An mangelndem Leidensdruck in Gaza liegt das kaum: „So heftige Bombardements wie jetzt habe ich hier noch nie erlebt“, sagt der palästinensische Politologe Mkhaimar Abusada aus Gaza, mit verheerenden Folgen, für Zivilisten und die Hamas: Mehr als 1.200 Palästinenser wurden getötet, ganze Familien mit Frauen und Kindern, aber auch Hunderte Hamas-Kämpfer. Mehr als 3.000 Ziele wurden angegriffen, Hunderte Häuser zerstört und Tausende beschädigt, aber auch ein großer Teil der militärischen Infrastruktur der Islamisten. Und dennoch schießt die Hamas weiterhin Raketen im Minutentakt auf Israel

. „Jeder steht hinter der Hamas, solange sie Israel erheblichen Widerstand leistet und Schaden zufügt“, sagt Abusada. Niemand nehme es den Islamisten übel, dass sie Tausende Tonnen Beton und Millionen von Dollars verwandten, Angriffstunnel nach Israel zu bauen statt Schulen und Krankenhäuser: „Solange sie damit Soldaten töten, zollt man ihnen dafür Respekt“, sagt Abusada.

Doch diese Begründung erklärt nicht, weshalb die Hamas „sich nicht einmal an ihre eigenen Verlautbarungen hält“, wie Israels Premier Benjamin Netanjahu grimmig bemerkte. „Sie steht mit dem Rücken zur Wand“, sagt Elias Zananiri, ein palästinensischer Journalist, der politischen Rivalen der Hamas in Ramallah nahesteht. Vor dem Krieg standen die Islamisten vor dem wirtschaftlichen und politischen Konkurs. Zu Beginn des arabischen Frühlings hatten sie ihren wichtigsten Bündnispartnern, den Schiiten im Iran und in Syrien, den Rücken gekehrt. Als sunnitische Organisation konnte sie es sich nicht leisten, im sunnitisch-schiitischen Konflikt auf der falschen Seite zu stehen. Ohnehin hofften sie vor allem auf Ägypten. Die Muslimbruderschaft, die Mutterorganisation der Hamas, war dort dabei, die Macht zu ergreifen, und so lockte die Aussicht auf ein enges Bündnis mit der größten arabischen Nation.

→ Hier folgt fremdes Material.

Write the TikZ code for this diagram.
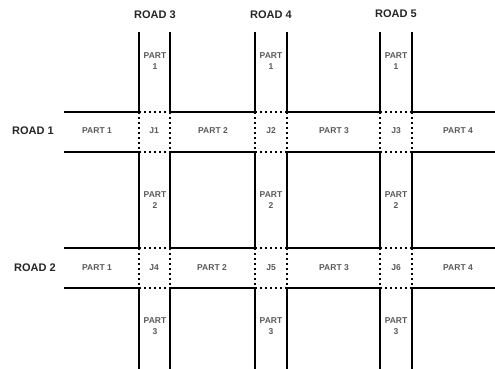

Anfangs schien dieses Kalkül aufzugehen: Fast alle Raketen, die die Hamas jetzt auf Israel abfeuert, sollen in der kurzen Amtszeit des islamistischen ägyptischen Präsidenten Muhammad Mursi durch den Sinai nach Gaza geschmuggelt worden sein – mit dessen ausdrücklicher Billigung. Doch der Sturz Mursis stürzte die Hamas in eine Krise: Sie war nun völlig allein. Kairo schloss Hunderte Schmugglertunnel zum Sinai, die die wichtigste Geldquelle der Islamisten waren. Nun standen sie vor dem Bankrott. „Mit dem Beschuss Israels kämpft die Hamas sich zurück ins internationale Bewusstsein“, sagt deswegen Zananiri. Die Islamisten wollen deutlich machen, dass ihr Rivale Mahmud Abbas irrelevant ist. Erst am Dienstag dementierte die Hamas deswegen eine Aussage von Abbas Sprecher, die Palästinenser seien zu einem 72 Stunden langen Waffenstillstand bereit. So machten sie klar: Nur wer die Raketen kontrolliert, hat in Gaza das Sagen. „Die Hamas genießt den vollen Rückhalt der Bevölkerung“, weiß Politologe Abudasa. Der ist ihr aber nur sicher, wenn sie auch Ergebnisse liefert: „Ihre militärischen Erfolge werden nicht als Rechtfertigung genügen. Nur eine Öffnung der Grenzübergänge.“

Eine heikle Frage. Denn die Hamas will einen See- und einen Flughafen, „weil sie weiß, dass Landübergänge von Ägyptern oder Israelis überwacht werden. Ohne sie werden sie nie wieder aufrüsten können“, sagt Zananiri. Deswegen ist es unwahrscheinlich, dass Jerusalem oder Kairo den Forderungen der Hamas nachkommen. Und so erhöhen beide den militärischen Druck auf die Hamas. Die Verheerung scheint dabei erstmals dem gesellschaftlichen Zusammenhalt im Landstrich zu schaden: „Immer mehr Menschen kritisieren die Hamas hinter vorgehaltener Hand, sehen den schweren Preis, den dieser Krieg uns abverlangt. Der Druck, das Feuer einzustellen, wächst. Und wenn Ruhe einkehrt, werden viele fragen, was die Hamas für uns erreicht hat“, sagt Abusada.